As primeiras informações que nos chegam através de rumores trazem bons presságios. O novo jogo terá a maior quantidade de locais interiores na série, o que é preferível à táctica habitual de simplesmente aumentar o tamanho do mapa sem prestar atenção aos pormenores e à imersão. Mas isto por si só não bastará para ser uma revolução, é preciso mais... muito mais.
A nova Vice City terá que ser dinâmica e viva
Uma das informações dos rumores mais recentes é que GTA 6 decorre numa cidade inspirada em Miami, ou seja, provavelmente regressaremos a Vice City. A nova versão da cidade não terá que ser apenas realista e mais impressionante, a Rockstar Games tem que a tornar dinâmica e viva, ao ponto que faça os jogadores sentir que as suas acções têm impacto na vida da cidade.
Há múltiplas formas possíveis de alcançar este resultado. A Rockstar tem que olhar para as raízes da série e também ir buscar a inspiração a outros géneros. O sistema de respeito de San Andreas pode ser transformado em algo mais substancial, fazendo com que as pessoas de Vice City nos temam com base nas nossas acções e reputação. De igual modo, seria bem-vindo um sistema para subornar polícias, políticos e outros agentes governamentais.
Para mim, a série GTA está assente em dois pilares fundamentais: o primeiro é a grande liberdade que sempre deu aos jogadores; o segundo é a sua representação sem filtros do mundo criminoso. Para se superar, GTA 6 tem turbinar estes dois motores que funcionam em sintonia. É necessária mais liberdade e novas formas de cometer actos criminosos.

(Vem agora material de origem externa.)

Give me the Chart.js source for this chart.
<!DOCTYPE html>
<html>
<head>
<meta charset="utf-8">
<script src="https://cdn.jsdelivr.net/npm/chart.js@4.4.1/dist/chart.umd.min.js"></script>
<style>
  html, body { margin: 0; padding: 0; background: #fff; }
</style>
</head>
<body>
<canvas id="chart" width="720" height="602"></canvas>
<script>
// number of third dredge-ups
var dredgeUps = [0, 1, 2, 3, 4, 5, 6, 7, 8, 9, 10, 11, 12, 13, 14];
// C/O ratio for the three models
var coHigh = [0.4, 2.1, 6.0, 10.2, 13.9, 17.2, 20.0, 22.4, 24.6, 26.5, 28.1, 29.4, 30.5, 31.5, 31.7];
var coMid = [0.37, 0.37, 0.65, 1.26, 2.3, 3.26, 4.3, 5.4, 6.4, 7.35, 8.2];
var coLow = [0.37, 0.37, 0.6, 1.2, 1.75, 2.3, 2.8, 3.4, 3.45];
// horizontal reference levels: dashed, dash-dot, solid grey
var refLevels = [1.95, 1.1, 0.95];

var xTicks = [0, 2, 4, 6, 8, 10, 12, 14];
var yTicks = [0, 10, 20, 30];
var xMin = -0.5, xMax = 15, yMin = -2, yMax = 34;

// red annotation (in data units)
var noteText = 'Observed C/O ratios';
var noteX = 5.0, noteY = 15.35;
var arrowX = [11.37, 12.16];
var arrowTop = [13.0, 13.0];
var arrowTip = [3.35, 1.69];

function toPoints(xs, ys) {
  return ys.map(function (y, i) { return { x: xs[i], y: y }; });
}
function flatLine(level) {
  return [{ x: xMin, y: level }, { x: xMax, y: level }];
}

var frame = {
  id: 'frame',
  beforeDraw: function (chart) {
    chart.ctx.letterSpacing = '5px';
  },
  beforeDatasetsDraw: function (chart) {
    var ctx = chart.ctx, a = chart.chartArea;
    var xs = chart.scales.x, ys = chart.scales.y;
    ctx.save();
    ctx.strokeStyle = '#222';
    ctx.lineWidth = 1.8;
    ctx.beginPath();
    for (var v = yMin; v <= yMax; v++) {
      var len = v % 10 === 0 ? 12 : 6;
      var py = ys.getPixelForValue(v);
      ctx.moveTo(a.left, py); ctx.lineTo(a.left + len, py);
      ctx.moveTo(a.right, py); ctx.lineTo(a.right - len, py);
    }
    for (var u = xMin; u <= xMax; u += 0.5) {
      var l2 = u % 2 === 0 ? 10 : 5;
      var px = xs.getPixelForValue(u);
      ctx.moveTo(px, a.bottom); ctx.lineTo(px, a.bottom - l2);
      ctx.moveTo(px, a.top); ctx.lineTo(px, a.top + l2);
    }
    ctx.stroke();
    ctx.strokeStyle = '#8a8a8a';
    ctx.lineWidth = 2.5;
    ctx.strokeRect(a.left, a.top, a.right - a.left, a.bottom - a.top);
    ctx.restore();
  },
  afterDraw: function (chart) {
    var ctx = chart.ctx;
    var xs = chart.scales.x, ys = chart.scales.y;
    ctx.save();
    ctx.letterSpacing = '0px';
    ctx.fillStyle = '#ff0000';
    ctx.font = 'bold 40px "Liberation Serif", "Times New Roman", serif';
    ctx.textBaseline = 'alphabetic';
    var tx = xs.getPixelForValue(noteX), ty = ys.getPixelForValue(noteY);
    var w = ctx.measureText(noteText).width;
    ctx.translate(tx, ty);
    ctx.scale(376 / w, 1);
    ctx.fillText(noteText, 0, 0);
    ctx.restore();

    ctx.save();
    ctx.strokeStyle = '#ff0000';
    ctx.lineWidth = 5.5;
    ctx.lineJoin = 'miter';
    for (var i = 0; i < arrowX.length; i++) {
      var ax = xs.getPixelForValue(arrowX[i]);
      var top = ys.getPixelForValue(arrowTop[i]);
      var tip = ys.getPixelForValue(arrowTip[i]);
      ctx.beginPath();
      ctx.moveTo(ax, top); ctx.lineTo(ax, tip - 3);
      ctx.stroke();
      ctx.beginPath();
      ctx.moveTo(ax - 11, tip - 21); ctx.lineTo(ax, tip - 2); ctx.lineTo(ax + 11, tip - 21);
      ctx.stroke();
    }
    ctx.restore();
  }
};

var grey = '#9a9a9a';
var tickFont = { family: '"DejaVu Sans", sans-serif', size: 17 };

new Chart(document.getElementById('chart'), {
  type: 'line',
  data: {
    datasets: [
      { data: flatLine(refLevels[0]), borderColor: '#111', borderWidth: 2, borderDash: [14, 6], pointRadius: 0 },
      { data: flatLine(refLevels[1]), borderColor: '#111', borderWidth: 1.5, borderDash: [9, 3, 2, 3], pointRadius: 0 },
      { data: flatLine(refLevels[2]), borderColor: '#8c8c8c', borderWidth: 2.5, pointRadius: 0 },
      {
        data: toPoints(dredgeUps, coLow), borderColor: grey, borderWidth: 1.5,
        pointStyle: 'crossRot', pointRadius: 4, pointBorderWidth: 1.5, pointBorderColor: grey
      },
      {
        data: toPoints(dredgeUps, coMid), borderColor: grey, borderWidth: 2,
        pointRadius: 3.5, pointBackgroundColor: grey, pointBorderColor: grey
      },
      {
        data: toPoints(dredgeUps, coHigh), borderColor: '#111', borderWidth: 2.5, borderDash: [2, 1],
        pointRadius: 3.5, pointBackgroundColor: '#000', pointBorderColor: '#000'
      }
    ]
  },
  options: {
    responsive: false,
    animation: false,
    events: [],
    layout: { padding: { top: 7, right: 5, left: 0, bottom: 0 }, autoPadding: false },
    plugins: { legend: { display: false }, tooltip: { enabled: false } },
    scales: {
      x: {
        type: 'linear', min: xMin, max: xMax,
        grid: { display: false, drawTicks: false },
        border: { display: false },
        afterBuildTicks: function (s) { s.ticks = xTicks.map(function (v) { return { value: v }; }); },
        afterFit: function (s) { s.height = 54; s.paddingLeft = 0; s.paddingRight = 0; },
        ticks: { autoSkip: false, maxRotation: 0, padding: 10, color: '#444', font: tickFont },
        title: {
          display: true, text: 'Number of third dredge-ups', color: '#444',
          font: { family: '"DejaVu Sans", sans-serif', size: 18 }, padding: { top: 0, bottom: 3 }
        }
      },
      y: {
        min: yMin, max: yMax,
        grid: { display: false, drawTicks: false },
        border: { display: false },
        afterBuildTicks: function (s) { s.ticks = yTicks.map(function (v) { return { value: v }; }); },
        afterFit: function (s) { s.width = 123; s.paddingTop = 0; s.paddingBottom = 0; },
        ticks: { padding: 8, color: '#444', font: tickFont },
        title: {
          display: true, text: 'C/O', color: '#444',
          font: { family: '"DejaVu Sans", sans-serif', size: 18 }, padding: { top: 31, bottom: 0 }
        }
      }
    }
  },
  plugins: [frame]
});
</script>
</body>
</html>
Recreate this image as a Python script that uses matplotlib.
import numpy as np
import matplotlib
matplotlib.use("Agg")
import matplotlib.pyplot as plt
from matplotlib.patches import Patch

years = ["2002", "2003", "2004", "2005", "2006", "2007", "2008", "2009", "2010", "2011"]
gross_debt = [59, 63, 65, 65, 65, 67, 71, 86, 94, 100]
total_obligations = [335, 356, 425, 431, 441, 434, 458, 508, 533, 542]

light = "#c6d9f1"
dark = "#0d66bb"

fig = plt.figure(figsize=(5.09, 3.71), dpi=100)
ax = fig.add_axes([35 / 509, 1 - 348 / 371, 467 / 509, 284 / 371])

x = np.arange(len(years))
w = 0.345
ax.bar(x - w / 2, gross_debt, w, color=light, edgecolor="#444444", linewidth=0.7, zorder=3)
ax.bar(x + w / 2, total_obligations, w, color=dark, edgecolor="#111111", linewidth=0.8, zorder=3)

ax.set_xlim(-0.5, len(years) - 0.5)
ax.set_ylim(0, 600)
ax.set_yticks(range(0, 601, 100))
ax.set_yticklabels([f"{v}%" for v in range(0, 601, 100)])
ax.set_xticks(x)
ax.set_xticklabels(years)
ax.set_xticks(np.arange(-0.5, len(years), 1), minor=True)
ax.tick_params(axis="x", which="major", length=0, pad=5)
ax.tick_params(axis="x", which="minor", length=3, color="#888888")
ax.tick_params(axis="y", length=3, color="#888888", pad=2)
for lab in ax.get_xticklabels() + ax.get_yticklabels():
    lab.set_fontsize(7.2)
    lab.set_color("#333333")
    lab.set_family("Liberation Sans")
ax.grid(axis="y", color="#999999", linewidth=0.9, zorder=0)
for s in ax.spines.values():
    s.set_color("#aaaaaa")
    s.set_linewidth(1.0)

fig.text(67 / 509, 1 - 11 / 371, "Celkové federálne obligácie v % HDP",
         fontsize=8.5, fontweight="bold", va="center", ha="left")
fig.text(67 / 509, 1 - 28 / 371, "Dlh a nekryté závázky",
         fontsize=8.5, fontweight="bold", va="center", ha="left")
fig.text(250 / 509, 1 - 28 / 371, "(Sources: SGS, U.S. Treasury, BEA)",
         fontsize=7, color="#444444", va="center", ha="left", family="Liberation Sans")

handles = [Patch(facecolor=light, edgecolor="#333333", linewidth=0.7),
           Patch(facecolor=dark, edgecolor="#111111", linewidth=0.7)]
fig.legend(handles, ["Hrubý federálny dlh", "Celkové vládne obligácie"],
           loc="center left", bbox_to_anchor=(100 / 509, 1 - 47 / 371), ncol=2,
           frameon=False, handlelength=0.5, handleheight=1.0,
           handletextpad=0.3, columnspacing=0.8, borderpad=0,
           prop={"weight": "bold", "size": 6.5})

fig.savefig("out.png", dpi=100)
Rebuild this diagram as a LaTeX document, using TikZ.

Roubar carros já não basta
Quando conheci a saga Grand Theft Auto (por volta da altura em que o GTA 3 estava para ser lançado), o epítome da saga é que podias roubar qualquer carro no meio da rua, desatar aos tiros e assassinar brutalmente os peões, apitar no carro para chamar prostitutas para fazer sexo com elas (ainda que as animações não correspondessem). Era o sonho rebelde de qualquer adolescente daquela época.
Cerca de 20 anos mais tarde, creio que chegou o momento para uma melhor representação do mundo criminoso. Não é que as coisas acima descritas não aconteçam no mundo do crime... enquanto fã de longa data quero poder ir mais além. Não quero apenas chamar uma prostituta (ou prostituto, já agora), quero ter liberdade de abrir um bordel ou gerir um negócio nessa área. Não quero só comprar armas, quero tornar-me no traficante de armas.
Algumas destas possibilidades já existem actualmente em GTA Online (o DLC Gunrunning introduziu o tráfico de armas, entre outras coisas), e apesar do excelente suporte que a Rockstar deu (e continua a dar) ao jogo, sinto que a implementação tem sido plana. Há potencial para criar várias camadas de profundidade e acho que é isso que os jogadores querem. Basta olhar para a ascensão dos servidores de RolePlay, com as suas próprias regras e mecânicas.
Independentemente do resto, terá que haver uma narrativa forte
GTA V tentou distinguir-se dos restantes jogos ao introduzir três protagonistas jogáveis, com uma mecânica que permitia aos jogadores trocar a qualquer momento para uma delas. Na prática, foi uma ideia que não resultou muito bem. Nenhuma das personagens conseguiu destacar-se e a dinâmica entre elas era estranha.
Mas o pior problema foi a falta de direcção da narrativa. Qualquer outro GTA (pelo menos, desde GTA 3) tem uma história e personagens mais apelativas. À primeira vista, a dinâmica estilo Bonnie e Clyde de GTA 6 parece ser mais interessante. É uma personagem a menos do que GTA V, sobrando espaço para que cada uma se consiga destacar melhor.
Resta agora saber se a Rockstar Games consegue entregar tudo isto num jogo. Em termos de recursos, se há estúdio que tem capacidade financeira para arriscar e fazer coisas megalomanas é este mesmo. Quase 10 anos depois do lançamento, GTA V continua a gerar mais dinheiro do que a maioria dos novos lançamentos. Não há desculpas para não entregar o jogo em mundo aberto mais ambicioso e revolucionário de sempre.